According to Diego, "Design is not one dimensional, it is multifaceted. It’s not about pulling in too many elements. It’s more about editing the right amount of ingredients to make the project work in a successful way". That comes with time, and that’s what Burdifilek does quite well.
While designing the interior spaces for Yonge + Rich, a project recently launched by Great Gulf, Burdifilek looked at the demographic of the expected buyer to help create the theme of the building. The demographic here is young, urban, professional, and well heeled, with their finger on the pulse of what is new and exciting. Burdifilek wanted to create a space that is highly designed: modern, but decidedly not trendy. "It is all about creating a space that feels airy yet intimate, the second you walk into the building."
The building is situated on Lombard, a short, beautiful, and quiet residential street in the heart of the hustle and bustle of the city. Yonge + Rich will feature two amenity floors with two outdoor terraces. The outdoor/indoor interaction of the spaces is designed to make them very inviting. Burdifilek hopes you won’t want to leave the building! Whether it’s relaxing in the bar/lounge with a glass of wine, or sitting by the pool, the point is that the amenity space is your personal oasis.
While the concept of a oasis will be appealing to permanent residents of a condominium, the theme is no less appealing when traveling. One very exciting project that Burdifilek designed was the W Atlanta Downtown Hotel, where the theme similarly was urban oasis. Diego recalls that when you fly into Atlanta, "It’s green, like a forest, lush with flowers everywhere, and beautiful vegetation."
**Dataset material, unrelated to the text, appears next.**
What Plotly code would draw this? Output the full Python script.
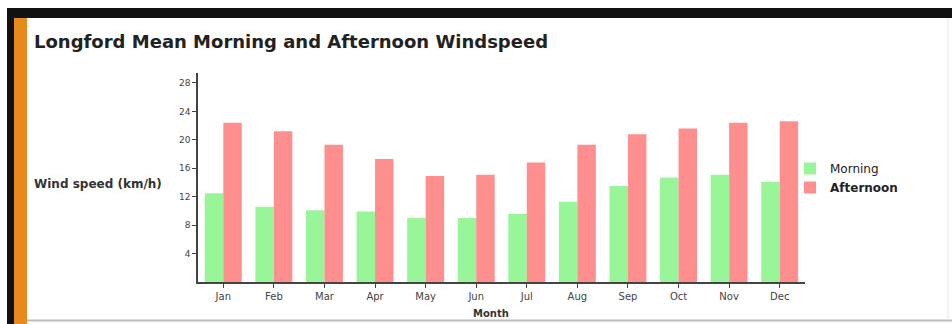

Burdifilek brought that experience of flying into Atlanta into the W Hotel itself: in every W Hotel you will find a space called the Living Room. This room is supposed to reflect and feel like the city you are staying in. The Living Room at the W Atlanta was designed to feel as if you’re underneath a tree canopy. Toronto artist Dennis Lin collectively designed the installation of 20,000 polished aluminum pieces shaped like beautiful abstract leaves to feel as if you're walking through an enchanted garden.
Another Toronto condo project Burdifilek is working on is the Exhibit Residences in Yorkville. The project by Bazis, Metropia, and Plaza, sits on Bloor Street across from the ROM. While designing for Exhibit, the idea was sophistication, something which could sit comfortably on a global stage in any major city in the world. The expected resident is well travelled, cultured, and understands the art and design world. They want to walk into a space that truly feels metropolitan. Finishes were investigated by collaborating with artisans to create a ne plus ultra feel through a combination of rare finishes, furniture, even landscape design. A result: the Exhibit lobby features brushed bronze walls, custom made furniture pieces, and a one-of-a-kind glass sculpture from the Jeff Goodman Studio in Toronto.
Another high-profile project that Burdifilek has worked on is the Joe Fresh flagship store in New York City. Situated in an iconic building designed by SOM architects in the 1950s, where once there was a branch of The Manufacturers Hanover Bank, now sits Joe Fresh’s New York flagship.
Designing within a heritage building in New York City had its challenges. The many restrictions placed on them by the New York Historical Board created a design language that probably would not have happened otherwise. The restrictions, which included not being able to alter the ceiling nor the floor, ended up creating practical and innovative solutions for the retail space.
While designing the retail space, it was very important for Burdifilek to fully respect and applaud the architecture, but it was also important to integrate and make sure that art was still focal in the space. The finished interior looks primarily like an art installation, while still working primarily as a retail space.
After dark, SOM's glass box lights up and you can see through Burdifilek's enticing Joe Fresh store.
One of Diego’s favourite parts of the design process is the first time experience of walking into the space raw to see what they get to play with. "We love a blank canvas - the possibilities are endless." We look forward to seeing what exciting spaces Burdifilek comes up with next!